Do not copy the pictures; transcribe all other material exactly.
● ● ● ●
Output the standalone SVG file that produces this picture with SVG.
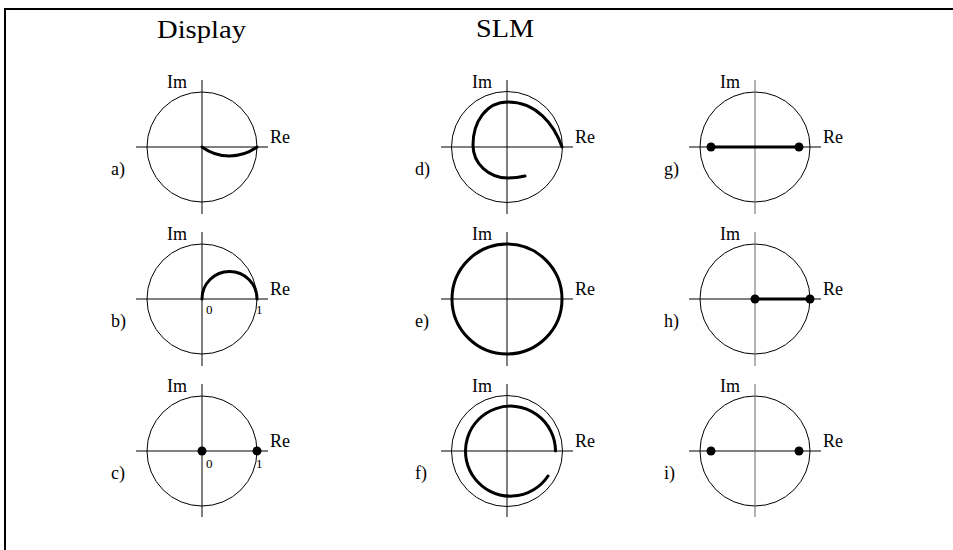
<svg xmlns="http://www.w3.org/2000/svg" width="953" height="550" viewBox="0 0 953 550" font-family="'Liberation Serif', 'Times New Roman', Times, serif">
<style>
.ax{stroke:#000;stroke-width:1;fill:none}
.axg{stroke:#666;stroke-width:1;fill:none}
.uc{stroke:#000;stroke-width:1;fill:none}
.thk{stroke:#000;stroke-width:3;fill:none;stroke-linecap:round}
.dot{fill:#000}
text{fill:#000}
.lbl{font-size:18px}
.num{font-size:13px}
.ttl{font-size:26px}
</style>
<rect width="953" height="550" fill="#fff"/>
<path d="M5,550 V9 H953" stroke="#000" stroke-width="2" fill="none"/>
<text class="ttl" x="157" y="38" textLength="89" lengthAdjust="spacingAndGlyphs">Display</text>
<text class="ttl" x="476" y="37" textLength="58" lengthAdjust="spacingAndGlyphs">SLM</text>

<g id="node-a">
<circle class="uc" cx="202" cy="147" r="55"/>
<line class="ax" x1="136" y1="147" x2="268" y2="147"/>
<line class="ax" x1="202" y1="80" x2="202" y2="214"/>
<path class="thk" d="M202,147 A46.5,46.5 0 0 0 257,147"/>
<text class="lbl" x="167" y="88">Im</text>
<text class="lbl" x="270" y="143">Re</text>
<text class="lbl" x="111" y="175">a)</text>
</g>
<g id="node-b">
<circle class="uc" cx="202" cy="299" r="55"/>
<line class="ax" x1="136" y1="299" x2="268" y2="299"/>
<line class="ax" x1="202" y1="232" x2="202" y2="366"/>
<path class="thk" d="M202,299 A27.5,27.5 0 0 1 257,299"/>
<text class="lbl" x="167" y="240">Im</text>
<text class="lbl" x="270" y="295">Re</text>
<text class="lbl" x="111" y="327">b)</text>
<text class="num" x="206" y="314">0</text>
<text class="num" x="256" y="314">1</text>
</g>
<g id="node-c">
<circle class="uc" cx="202" cy="451" r="55"/>
<line class="ax" x1="136" y1="451" x2="268" y2="451"/>
<line class="ax" x1="202" y1="384" x2="202" y2="517"/>
<circle class="dot" cx="202" cy="451" r="4.5"/>
<circle class="dot" cx="257" cy="451" r="4.5"/>
<text class="lbl" x="167" y="392">Im</text>
<text class="lbl" x="270" y="447">Re</text>
<text class="lbl" x="111" y="479">c)</text>
<text class="num" x="206" y="468">0</text>
<text class="num" x="256" y="468">1</text>
</g>

<g id="node-d">
<circle class="uc" cx="507" cy="147" r="55.5"/>
<line class="ax" x1="441" y1="147" x2="573" y2="147"/>
<line class="ax" x1="507" y1="80" x2="507" y2="214"/>
<path class="thk" d="M562,147 C554,124 536,102 508,102 C486,102 473,122 473,145 C473,164 489,178 508,178 C515,178 521,177 525,176"/>
<text class="lbl" x="472" y="88">Im</text>
<text class="lbl" x="575" y="143">Re</text>
<text class="lbl" x="415" y="175">d)</text>
</g>
<g id="node-e">
<line class="ax" x1="441" y1="299" x2="573" y2="299"/>
<line class="ax" x1="507" y1="232" x2="507" y2="366"/>
<circle class="thk" cx="507" cy="299" r="55"/>
<text class="lbl" x="472" y="240">Im</text>
<text class="lbl" x="575" y="295">Re</text>
<text class="lbl" x="415" y="327">e)</text>
</g>
<g id="node-f">
<circle class="uc" cx="507" cy="451" r="55.5"/>
<line class="ax" x1="441" y1="451" x2="573" y2="451"/>
<line class="ax" x1="507" y1="384" x2="507" y2="517"/>
<path class="thk" d="M555.5,451 A45,45 0 1 0 548,476"/>
<text class="lbl" x="472" y="392">Im</text>
<text class="lbl" x="575" y="447">Re</text>
<text class="lbl" x="415" y="479">f)</text>
</g>

<g id="node-g">
<circle class="uc" cx="755" cy="147" r="55"/>
<line class="ax" x1="689" y1="147" x2="821" y2="147"/>
<line class="axg" x1="755" y1="80" x2="755" y2="214"/>
<line class="thk" x1="711" y1="147" x2="799" y2="147"/>
<circle class="dot" cx="711" cy="147" r="4.5"/>
<circle class="dot" cx="799" cy="147" r="4.5"/>
<text class="lbl" x="720" y="88">Im</text>
<text class="lbl" x="823" y="143">Re</text>
<text class="lbl" x="664" y="175">g)</text>
</g>
<g id="node-h">
<circle class="uc" cx="755" cy="299" r="55"/>
<line class="ax" x1="689" y1="299" x2="821" y2="299"/>
<line class="axg" x1="755" y1="232" x2="755" y2="366"/>
<line class="thk" x1="755" y1="299" x2="810" y2="299"/>
<circle class="dot" cx="755" cy="299" r="4.5"/>
<circle class="dot" cx="810" cy="299" r="4.5"/>
<text class="lbl" x="720" y="240">Im</text>
<text class="lbl" x="823" y="295">Re</text>
<text class="lbl" x="664" y="327">h)</text>
</g>
<g id="node-i">
<circle class="uc" cx="755" cy="451" r="55"/>
<line class="ax" x1="689" y1="451" x2="821" y2="451"/>
<line class="axg" x1="755" y1="384" x2="755" y2="517"/>
<circle class="dot" cx="711" cy="451" r="4.5"/>
<circle class="dot" cx="799" cy="451" r="4.5"/>
<text class="lbl" x="720" y="392">Im</text>
<text class="lbl" x="823" y="447">Re</text>
<text class="lbl" x="664" y="479">i)</text>
</g>
<g id="connectors"></g>
</svg>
● ● ● ●
■ FINAL RESULT
Output the standalone SVG file that produces this picture with SVG.
<svg xmlns="http://www.w3.org/2000/svg" width="953" height="550" viewBox="0 0 953 550" font-family="'Liberation Serif', 'Times New Roman', Times, serif">
<style>
.ax{stroke:#000;stroke-width:1;fill:none}
.axg{stroke:#666;stroke-width:1;fill:none}
.uc{stroke:#000;stroke-width:1;fill:none}
.thk{stroke:#000;stroke-width:3;fill:none;stroke-linecap:round}
.dot{fill:#000}
text{fill:#000}
.lbl{font-size:18px}
.num{font-size:13px}
.ttl{font-size:26px}
</style>
<rect width="953" height="550" fill="#fff"/>
<path d="M5,550 V9 H953" stroke="#000" stroke-width="2" fill="none"/>
<text class="ttl" x="157" y="38" textLength="89" lengthAdjust="spacingAndGlyphs">Display</text>
<text class="ttl" x="476" y="37" textLength="58" lengthAdjust="spacingAndGlyphs">SLM</text>

<g id="node-a">
<circle class="uc" cx="202" cy="147" r="55"/>
<line class="ax" x1="136" y1="147" x2="268" y2="147"/>
<line class="ax" x1="202" y1="80" x2="202" y2="214"/>
<path class="thk" d="M202,147 A46.5,46.5 0 0 0 257,147"/>
<text class="lbl" x="167" y="88">Im</text>
<text class="lbl" x="270" y="143">Re</text>
<text class="lbl" x="111" y="175">a)</text>
</g>
<g id="node-b">
<circle class="uc" cx="202" cy="299" r="55"/>
<line class="ax" x1="136" y1="299" x2="268" y2="299"/>
<line class="ax" x1="202" y1="232" x2="202" y2="366"/>
<path class="thk" d="M202,299 A27.5,27.5 0 0 1 257,299"/>
<text class="lbl" x="167" y="240">Im</text>
<text class="lbl" x="270" y="295">Re</text>
<text class="lbl" x="111" y="327">b)</text>
<text class="num" x="206" y="314">0</text>
<text class="num" x="256" y="314">1</text>
</g>
<g id="node-c">
<circle class="uc" cx="202" cy="451" r="55"/>
<line class="ax" x1="136" y1="451" x2="268" y2="451"/>
<line class="ax" x1="202" y1="384" x2="202" y2="517"/>
<circle class="dot" cx="202" cy="451" r="4.5"/>
<circle class="dot" cx="257" cy="451" r="4.5"/>
<text class="lbl" x="167" y="392">Im</text>
<text class="lbl" x="270" y="447">Re</text>
<text class="lbl" x="111" y="479">c)</text>
<text class="num" x="206" y="468">0</text>
<text class="num" x="256" y="468">1</text>
</g>

<g id="node-d">
<circle class="uc" cx="507" cy="147" r="55.5"/>
<line class="ax" x1="441" y1="147" x2="573" y2="147"/>
<line class="ax" x1="507" y1="80" x2="507" y2="214"/>
<path class="thk" d="M562,147 C554,124 536,102 508,102 C486,102 473,122 473,145 C473,164 489,178 508,178 C515,178 521,177 525,176"/>
<text class="lbl" x="472" y="88">Im</text>
<text class="lbl" x="575" y="143">Re</text>
<text class="lbl" x="415" y="175">d)</text>
</g>
<g id="node-e">
<line class="ax" x1="441" y1="299" x2="573" y2="299"/>
<line class="ax" x1="507" y1="232" x2="507" y2="366"/>
<circle class="thk" cx="507" cy="299" r="55"/>
<text class="lbl" x="472" y="240">Im</text>
<text class="lbl" x="575" y="295">Re</text>
<text class="lbl" x="415" y="327">e)</text>
</g>
<g id="node-f">
<circle class="uc" cx="507" cy="451" r="55.5"/>
<line class="ax" x1="441" y1="451" x2="573" y2="451"/>
<line class="ax" x1="507" y1="384" x2="507" y2="517"/>
<path class="thk" d="M555.5,451 A45,45 0 1 0 548,476"/>
<text class="lbl" x="472" y="392">Im</text>
<text class="lbl" x="575" y="447">Re</text>
<text class="lbl" x="415" y="479">f)</text>
</g>

<g id="node-g">
<circle class="uc" cx="755" cy="147" r="55"/>
<line class="ax" x1="689" y1="147" x2="821" y2="147"/>
<line class="axg" x1="755" y1="80" x2="755" y2="214"/>
<line class="thk" x1="711" y1="147" x2="799" y2="147"/>
<circle class="dot" cx="711" cy="147" r="4.5"/>
<circle class="dot" cx="799" cy="147" r="4.5"/>
<text class="lbl" x="720" y="88">Im</text>
<text class="lbl" x="823" y="143">Re</text>
<text class="lbl" x="664" y="175">g)</text>
</g>
<g id="node-h">
<circle class="uc" cx="755" cy="299" r="55"/>
<line class="ax" x1="689" y1="299" x2="821" y2="299"/>
<line class="axg" x1="755" y1="232" x2="755" y2="366"/>
<line class="thk" x1="755" y1="299" x2="810" y2="299"/>
<circle class="dot" cx="755" cy="299" r="4.5"/>
<circle class="dot" cx="810" cy="299" r="4.5"/>
<text class="lbl" x="720" y="240">Im</text>
<text class="lbl" x="823" y="295">Re</text>
<text class="lbl" x="664" y="327">h)</text>
</g>
<g id="node-i">
<circle class="uc" cx="755" cy="451" r="55"/>
<line class="ax" x1="689" y1="451" x2="821" y2="451"/>
<line class="axg" x1="755" y1="384" x2="755" y2="517"/>
<circle class="dot" cx="711" cy="451" r="4.5"/>
<circle class="dot" cx="799" cy="451" r="4.5"/>
<text class="lbl" x="720" y="392">Im</text>
<text class="lbl" x="823" y="447">Re</text>
<text class="lbl" x="664" y="479">i)</text>
</g>
<g id="connectors"></g>
</svg>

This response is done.